Suudi Arabistan’daki saray oyuncularının yanı sıra ABD, Almanya, Rusya, İngiltere, Fransa, Kanada ve cinayet mahalli olarak da Türkiye olayın takipçileri konumunda bakış açısı üretiyor.
Temel kaygı, cinayeti aydınlatmak olmaktan çıktı. Her ülke kendi çıkarına uygun bir perde üretip “Bu korkunç olay bir an önce çözümlenmeli” diyor.
Türkiye’nin durumunu özetleyelim...
Cumhurbaşkanı Erdoğan’ın açıklamalarından anlıyoruz ki, son dönemde ülkeler arası resmi görüşmelerin programı şöyle:
1- Konuk cumhurbaşkanına Kaşıkçı cinayetinin ses kayıtlarının dinletilmesi.
2- Vahşi, insanlık dışı olarak nitelenen cinayetin işleniş şekli üzerinde görüş alışverişinde bulunulması.
3- Vahşeti tekrar dinlemek isteyenlere ikinci seansın düzenlenmesi.
4- Korkunç cinayet üzerine yorumların yapılması.
5- Cinayette Suudi Kralı’nın rolünün olmadığının özenle vurgulamasından sonra cinayetin bir an önce aydınlatılmasının istenmesi.
Bu protokolden vazgeçilmeli.
Cinayeti kimlerin, hangi makamların soruşturacağı bellidir.

***

Kaşıkçı cinayetinin üzerinden bir buçuk ay geçti. Suudi Arabistan’ın durumu ise şu:
Bir an önce bu cinayetin üstünü örtmek, ses çıkarabilecek ülkelere yeni ihaleler verip tatmin etmek.
Suudi yönetimi bunun kendine göre olumlu sonuçlarını almış görünüyor.
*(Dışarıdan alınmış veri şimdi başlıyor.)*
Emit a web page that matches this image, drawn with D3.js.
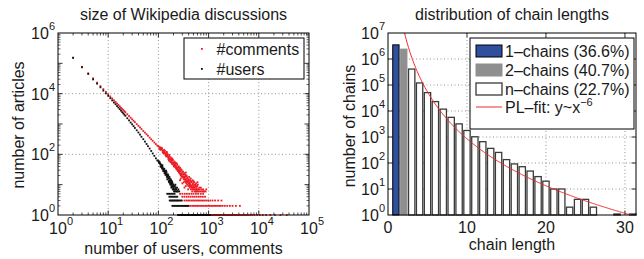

ABD 110 milyar dolarlık ihaleden sonra 50 milyar dolar daha gelirse, aklına “Kaşıkçı” deyince cinayet değil, “kaşıkçı elması” gelecek.
Cinayetin ses kayıtlarını resmi görüşmeler sırasında dinleyen öteki ülkeler için de benzer dengeler söz konusu. Suudi gizli servisinin başı cinayet kayıtlarını dinleyince şu yorumu yapmış:
“Bunu ancak eroin almış kişi yapabilir.”
Cinayeti işlemeye Suudi Arabistan’dan 15 kişi geldi. Onlar arasında eroin alan olabilir mi? Suudi gizli servisinin başındaki kişide böyle bir yorum yapmaya götüren deneyim mi var?
Çengelli sorular...

***

Cinayetin sonuçlarına gelince...
Başkent Ankara’da olayı bütün yönleriyle anlamaya, yorumlamaya çalışanların kimi çıkarımları şöyle:
Cinayet yerinin İstanbul olarak seçilmesi; Suudi yönetimine muhalif olanların son yıllarda bu şehri merkez olarak kullanmaya başlamasından kaynaklanıyor. Onlara, “Sizi en güvende hissettiğiniz şehirde de yok ederiz” mesajı verildi.
Bu mesaj bir ölçüde “alınmış” görünüyor. Kimi Suudi muhaliflerinin İstanbul’u terk ettiği dikkati çekiyor.
Cinayetin işleniş şekli korkunç. Bunun bir mesajı var mı? Konuyla ilgili uzmanlar, Kaşıkçı’nın öldürüldükten sonra bacaklarının kesilmesinin “herkes ayağını denk alsın” anlamına geldiğini söyleyip, öteki vahşi işlemlerin her birine bir mesaj imal ettiler. Dinlerken aklımıza, 2000 yılında dönemin İçişleri Bakanı Sadettin Tantan’ın bizlere filmini izlettirdiği Hizbullah vahşetleri geldi. Orada da kan akıtmadan öldürme esastı.
İnsandan aklı ve vicdanı aldığınız an neler olur sorusunun yanıtlarını yaşıyoruz.